In D’Anzieri v. Harrison Global LLC et al, 21-CV-8506 (VEC), 2022 WL 17404254 (S.D.N.Y. Dec. 2, 2022), the court denied defendants’ motion to dismiss plaintiff’s discrimination and retaliation claims, asserted under the New York State and City Human Rights Laws, on the basis of those statutes’ geographic reach.
From the decision:
The NYCHRL and NYSHRL apply only to plaintiffs who “either work in or reside in the State or City.” Ware v. L-3 Vertex Aerospace, LLC, 833 F. App’x 357, 359 (2d Cir. 2020). Plaintiff alleges that she serviced, met in person with, and had work-related telephone and video conference calls with clients located or headquartered in New York City and State from a residence she co-owned in Manhattan. Am. Compl. ¶¶ 5, 44–46. Those facts are adequate to allege that Plaintiff resided and worked in New York City and State within the meaning of the NYCHRL and the NYSHRL. See McLeod v. Jewish Guild for the Blind, 864 F.3d 154, 157 n.2 (2d Cir. 2017) (accepting New York City as the plaintiff’s residence for NYCHRL and NYSHRL claims where her complaint alleged that she lived in the Bronx); Taperell v.
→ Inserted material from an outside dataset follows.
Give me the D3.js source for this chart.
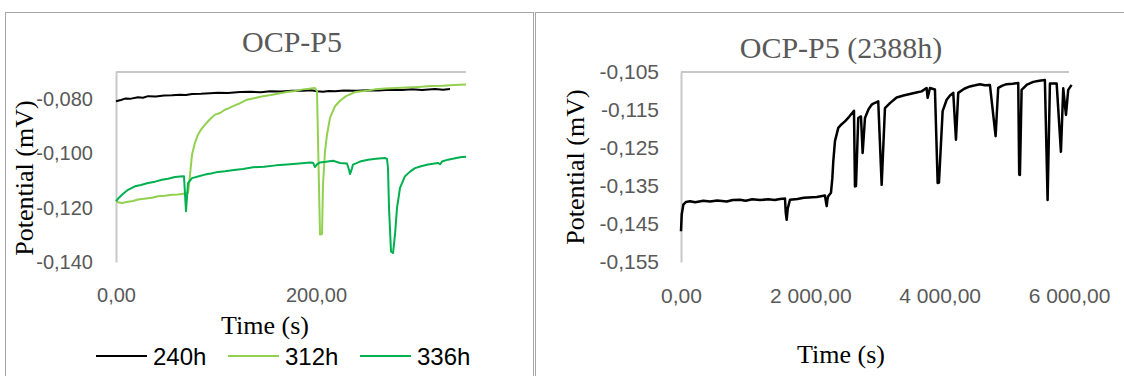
<!DOCTYPE html>
<html>
<head>
<meta charset="utf-8">
<script src="https://cdn.jsdelivr.net/npm/d3@7"></script>
<style>
    body { margin: 0; background: #fff; }
</style>
</head>
<body>
<div id="content"></div>
<script>
// left chart: OCP-P5, three runs
const leftTicksY = [-0.140, -0.120, -0.100, -0.080]
const leftTicksX = [0, 200]
const seriesNames = ['240h', '312h', '336h']

const p5_240h = [[0, -0.0808], [5, -0.0803], [9, -0.0798], [14, -0.0799], [22, -0.0793], [27, -0.0795], [32, -0.0789],
    [40, -0.0790], [48, -0.0787], [56, -0.0786], [64, -0.0784], [70, -0.0785], [76, -0.0781], [85, -0.0780],
    [94, -0.0778], [102, -0.0776], [112, -0.0777], [124, -0.0774], [135, -0.0773], [145, -0.0775], [154, -0.0771],
    [165, -0.0772], [176, -0.0769], [187, -0.0769], [195, -0.0767], [201, -0.0771], [207, -0.0773], [213, -0.0770],
    [219, -0.0771], [228, -0.0768], [240, -0.0769], [252, -0.0767], [262, -0.0768], [274, -0.0765], [286, -0.0766],
    [296, -0.0764], [306, -0.0766], [319, -0.0763], [327, -0.0765], [334, -0.0763]]

const p5_312h = [[0, -0.1176], [3, -0.1181], [6, -0.1183], [12, -0.1178], [17, -0.1175], [22, -0.1170], [30, -0.1166],
    [36, -0.1163], [42, -0.1158], [49, -0.1156], [56, -0.1152], [62, -0.1151], [69, -0.1148], [72, -0.1146],
    [74, -0.1080], [76, -0.1005], [79, -0.0960], [82, -0.0931], [85, -0.0912], [89, -0.0894], [94, -0.0874],
    [99, -0.0857], [104, -0.0851], [109, -0.0839], [113, -0.0833], [117, -0.0826], [124, -0.0815], [131, -0.0802],
    [139, -0.0796], [147, -0.0789], [155, -0.0785], [163, -0.0779], [171, -0.0774], [179, -0.0770], [187, -0.0764],
    [193, -0.0762], [199, -0.0759], [201, -0.0771], [202, -0.0950], [204, -0.1299], [206, -0.1297], [207, -0.1115],
    [209, -0.0992], [211, -0.0931], [214, -0.0869], [219, -0.0826], [224, -0.0806], [230, -0.0789], [239, -0.0774],
    [248, -0.0770], [259, -0.0764], [269, -0.0761], [280, -0.0759], [291, -0.0757], [302, -0.0755], [315, -0.0752],
    [327, -0.0751], [338, -0.0748], [350, -0.0746]]

const p5_336h = [[0, -0.1176], [3, -0.1163], [6, -0.1152], [12, -0.1134], [19, -0.1121], [25, -0.1116], [32, -0.1109],
    [39, -0.1104], [46, -0.1097], [52, -0.1093], [59, -0.1087], [64, -0.1085], [68, -0.1084], [69, -0.1150],
    [70, -0.1213], [71, -0.1160], [72, -0.1109], [76, -0.1091], [82, -0.1085], [89, -0.1078], [95, -0.1074],
    [102, -0.1068], [109, -0.1066], [118, -0.1061], [127, -0.1057], [137, -0.1051], [148, -0.1049], [160, -0.1044],
    [171, -0.1041], [183, -0.1037], [194, -0.1033], [197, -0.1034], [199, -0.1050], [201, -0.1040], [204, -0.1033],
    [210, -0.1031], [217, -0.1027], [224, -0.1035], [231, -0.1037], [233, -0.1060], [234, -0.1076], [236, -0.1055],
    [237, -0.1041], [244, -0.1030], [252, -0.1023], [260, -0.1020], [269, -0.1017], [271, -0.1020], [272, -0.1054],
    [273, -0.1200], [275, -0.1361], [277, -0.1367], [279, -0.1299], [281, -0.1201], [284, -0.1127], [289, -0.1084],
    [294, -0.1067], [299, -0.1054], [305, -0.1047], [312, -0.1041], [322, -0.1035], [324, -0.1040], [326, -0.1030],
    [332, -0.1023], [338, -0.1019], [344, -0.1014], [350, -0.1012]]

// right chart: OCP-P5 (2388h)
const rightTicksY = [-0.155, -0.145, -0.135, -0.125, -0.115, -0.105]
const rightTicksX = [0, 2000, 4000, 6000]

const p5_2388h = [[0, -0.1469], [11, -0.1425], [36, -0.1399], [77, -0.1392], [139, -0.1390], [220, -0.1393],
    [345, -0.1389], [450, -0.1391], [560, -0.1388], [707, -0.1391], [800, -0.1387], [912, -0.1386], [1000, -0.1389],
    [1100, -0.1385], [1221, -0.1387], [1350, -0.1385], [1450, -0.1387], [1531, -0.1384], [1608, -0.1383],
    [1620, -0.1420], [1634, -0.1439], [1650, -0.1410], [1685, -0.1386], [1800, -0.1384], [1900, -0.1381],
    [1968, -0.1380], [2100, -0.1379], [2226, -0.1375], [2240, -0.1390], [2253, -0.1403], [2265, -0.1385],
    [2277, -0.1377], [2319, -0.1368], [2340, -0.1330], [2355, -0.1285], [2381, -0.1232], [2432, -0.1197],
    [2480, -0.1188], [2535, -0.1180], [2600, -0.1168], [2675, -0.1152], [2690, -0.1351], [2706, -0.1350],
    [2741, -0.1171], [2783, -0.1167], [2809, -0.1263], [2845, -0.1171], [2900, -0.1148], [2948, -0.1136],
    [3000, -0.1131], [3050, -0.1127], [3103, -0.1347], [3154, -0.1145], [3231, -0.1132], [3335, -0.1117],
    [3440, -0.1112], [3540, -0.1108], [3640, -0.1104], [3721, -0.1101], [3798, -0.1092], [3814, -0.1118],
    [3850, -0.1092], [3927, -0.1096], [3969, -0.1342], [3989, -0.1341], [4046, -0.1153], [4108, -0.1123],
    [4160, -0.1112], [4210, -0.1105], [4252, -0.1228], [4287, -0.1105], [4380, -0.1094], [4468, -0.1088],
    [4550, -0.1085], [4623, -0.1082], [4700, -0.1085], [4777, -0.1084], [4865, -0.1219], [4905, -0.1092],
    [4970, -0.1086], [5035, -0.1082], [5130, -0.1081], [5215, -0.1079], [5230, -0.1320], [5241, -0.1321],
    [5267, -0.1097], [5350, -0.1083], [5447, -0.1076], [5540, -0.1073], [5627, -0.1071], [5669, -0.1387],
    [5705, -0.1080], [5809, -0.1080], [5875, -0.1260], [5911, -0.1093], [5953, -0.1163], [5988, -0.1097],
    [6040, -0.1084]]

const seriesColors = ['#000000', '#92d050', '#00b050']

const locale = d3.formatLocale({ decimal: ',', thousands: '\u00a0', grouping: [3], currency: ['', ''], minus: '-' })
const fmtY = locale.format('.3f')
const fmtX = locale.format(',.2f')

const sansFont = '"Liberation Sans", Arial, sans-serif'
const serifFont = '"Liberation Serif", "Times New Roman", serif'
const plotTop = 72
const plotBottom = 262

const svg = d3.select('#content')
    .append('svg')
    .attr('width', 1124)
    .attr('height', 376)

// chart area frames
svg.append('rect')
    .attr('x', 5.5).attr('y', 12.5)
    .attr('width', 528).attr('height', 420)
    .attr('fill', 'none')
    .attr('stroke', '#a6a6a6')
    .attr('stroke-width', 1)

svg.append('rect')
    .attr('x', 535.5).attr('y', 12.5)
    .attr('width', 620).attr('height', 420)
    .attr('fill', 'none')
    .attr('stroke', '#a6a6a6')
    .attr('stroke-width', 1)

const chart = (cfg) => {
    const g = svg.append('g')

    const x = d3.scaleLinear()
        .domain(cfg.xDomain)
        .range(cfg.xRange)

    const y = d3.scaleLinear()
        .domain(cfg.yDomain)
        .range([plotBottom, plotTop])

    // horizontal axis crosses at the top (all values negative)
    g.append('line')
        .attr('x1', x(cfg.xDomain[0]))
        .attr('x2', x(cfg.xDomain[1]))
        .attr('y1', y(cfg.yDomain[1]))
        .attr('y2', y(cfg.yDomain[1]))
        .attr('stroke', '#c8c8c8')
        .attr('stroke-width', 2)

    const yAxis = g.append('g')
        .attr('transform', `translate(${cfg.xRange[0]},0)`)
        .call(d3.axisLeft(y).tickValues(cfg.yTicks).tickSize(0).tickPadding(cfg.yPad).tickFormat(fmtY))
    yAxis.select('.domain')
        .attr('stroke', '#c8c8c8')
        .attr('stroke-width', 2)
    yAxis.selectAll('text')
        .attr('font-family', sansFont)
        .attr('font-size', cfg.tickSize)
        .attr('fill', '#595959')

    const xAxis = g.append('g')
        .attr('transform', `translate(0,${plotBottom})`)
        .call(d3.axisBottom(x).tickValues(cfg.xTicks).tickSize(0).tickPadding(26).tickFormat(fmtX))
    xAxis.select('.domain').remove()
    xAxis.selectAll('text')
        .attr('font-family', sansFont)
        .attr('font-size', cfg.tickSize)
        .attr('fill', '#595959')

    const line = d3.line()
        .x(d => x(d[0]))
        .y(d => y(d[1]))

    g.selectAll('path.series')
        .data(cfg.series)
        .join('path')
        .attr('class', 'series')
        .attr('d', d => line(d.values))
        .attr('fill', 'none')
        .attr('stroke', d => d.color)
        .attr('stroke-width', cfg.lineWidth)
        .attr('stroke-linejoin', 'round')

    // titles
    g.append('text')
        .text(cfg.title)
        .attr('x', cfg.titleX)
        .attr('y', cfg.titleY)
        .attr('text-anchor', 'middle')
        .attr('font-family', serifFont)
        .attr('font-size', 30)
        .attr('fill', '#595959')

    g.append('text')
        .text('Potential (mV)')
        .attr('transform', `translate(${cfg.yTitleX},${cfg.yTitleY}) rotate(-90)`)
        .attr('text-anchor', 'middle')
        .attr('font-family', serifFont)
        .attr('font-size', 26)
        .attr('fill', '#000')

    g.append('text')
        .text('Time (s)')
        .attr('x', cfg.xTitleX)
        .attr('y', cfg.xTitleY)
        .attr('text-anchor', 'middle')
        .attr('font-family', serifFont)
        .attr('font-size', 26)
        .attr('fill', '#000')
}

chart({
    xDomain: [0, 350],
    xRange: [116, 466],
    yDomain: [-0.140, -0.070],
    xTicks: leftTicksX,
    yTicks: leftTicksY,
    yPad: 23,
    tickSize: 20,
    lineWidth: 2,
    series: [
        { name: seriesNames[0], color: seriesColors[0], values: p5_240h },
        { name: seriesNames[1], color: seriesColors[1], values: p5_312h },
        { name: seriesNames[2], color: seriesColors[2], values: p5_336h }
    ],
    title: 'OCP-P5',
    titleX: 292,
    titleY: 52,
    yTitleX: 33,
    yTitleY: 178,
    xTitleX: 265,
    xTitleY: 334
})

chart({
    xDomain: [0, 6000],
    xRange: [681, 1069],
    yDomain: [-0.155, -0.105],
    xTicks: rightTicksX,
    yTicks: rightTicksY,
    yPad: 22,
    tickSize: 21,
    lineWidth: 2.5,
    series: [{ name: '2388h', color: '#000000', values: p5_2388h }],
    title: 'OCP-P5 (2388h)',
    titleX: 841,
    titleY: 58,
    yTitleX: 584,
    yTitleY: 167,
    xTitleX: 841,
    xTitleY: 363
})

// legend of the left chart
const legendX = d3.scaleOrdinal()
    .domain(seriesNames)
    .range([96, 228, 360])

const legend = svg.append('g')
    .attr('id', 'legend')

legend.selectAll('line')
    .data(seriesNames)
    .join('line')
    .attr('x1', d => legendX(d))
    .attr('x2', d => legendX(d) + 51)
    .attr('y1', 356)
    .attr('y2', 356)
    .attr('stroke', (d, i) => seriesColors[i])
    .attr('stroke-width', 2)

legend.selectAll('text')
    .data(seriesNames)
    .join('text')
    .text(d => d)
    .attr('x', d => legendX(d) + 57)
    .attr('y', 365)
    .attr('font-family', sansFont)
    .attr('font-size', 24)
    .attr('fill', '#000')
</script>
</body>
</html>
Tegan Lighting, Inc., No. 18-CV-3343 (SJF) (ARL), 2019 WL 1118053, at *3 (E.D.N.Y. Mar. 11, 2019) (finding that a plaintiff worked in New York for purposes of the NYSHRL where her pleadings did not indicate she worked anywhere else but from her home office in New York).
When a resident of New York brings a NYCHRL claim against a nonresident defendant, the discriminatory and retaliatory conduct must have had an “impact” within the city to be covered. Rinaldi v. NICE, Ltd., No. 19-CV-424 (LGS), 2021 WL 827767, at *8 (S.D.N.Y. Mar. 4, 2021). “[I]t is the site of impact, not the place of origination, that determines where discriminatory acts occur.” Int’l Healthcare Exch., 470 F. Supp. 2d at 362. Because Plaintiff’s place of employment was New York City, she sufficiently felt the “impact” of Defendants’ discriminatory and retaliatory acts in New York. See id. at 362–63 (concluding that the alleged discriminatory conduct affected the plaintiff in New York City because the plaintiff was a New York City resident who worked in New York City).
To be actionable under the NYSHRL, a defendant must have “committed discriminatory acts against [the] plaintiff in New York.” Sorrentino v. Citicorp, 302 A.D.2d 240, 240 (1st Dep’t 2003). Because Plaintiff worked in New York, she has pled adequately that Defendants’ alleged discriminatory and retaliatory practices affected the conditions of her employment in New York for purposes of the NYSHRL. See Taperell, 2019 WL 1118053, at *4 (concluding that the nonresident defendant’s termination of the plaintiff affected the terms and conditions of the plaintiff’s employment under the NYSHRL because she worked in New York).
Accordingly, the court held that plaintiff was covered by those statutes, warranting denial of defendants’ motion.
The court further held that venue was proper in the Southern District of New York, since plaintiff “alleges that the conduct which gave rise to her surviving claims of sex discrimination, age discrimination, and retaliation occurred while she was working within” the district.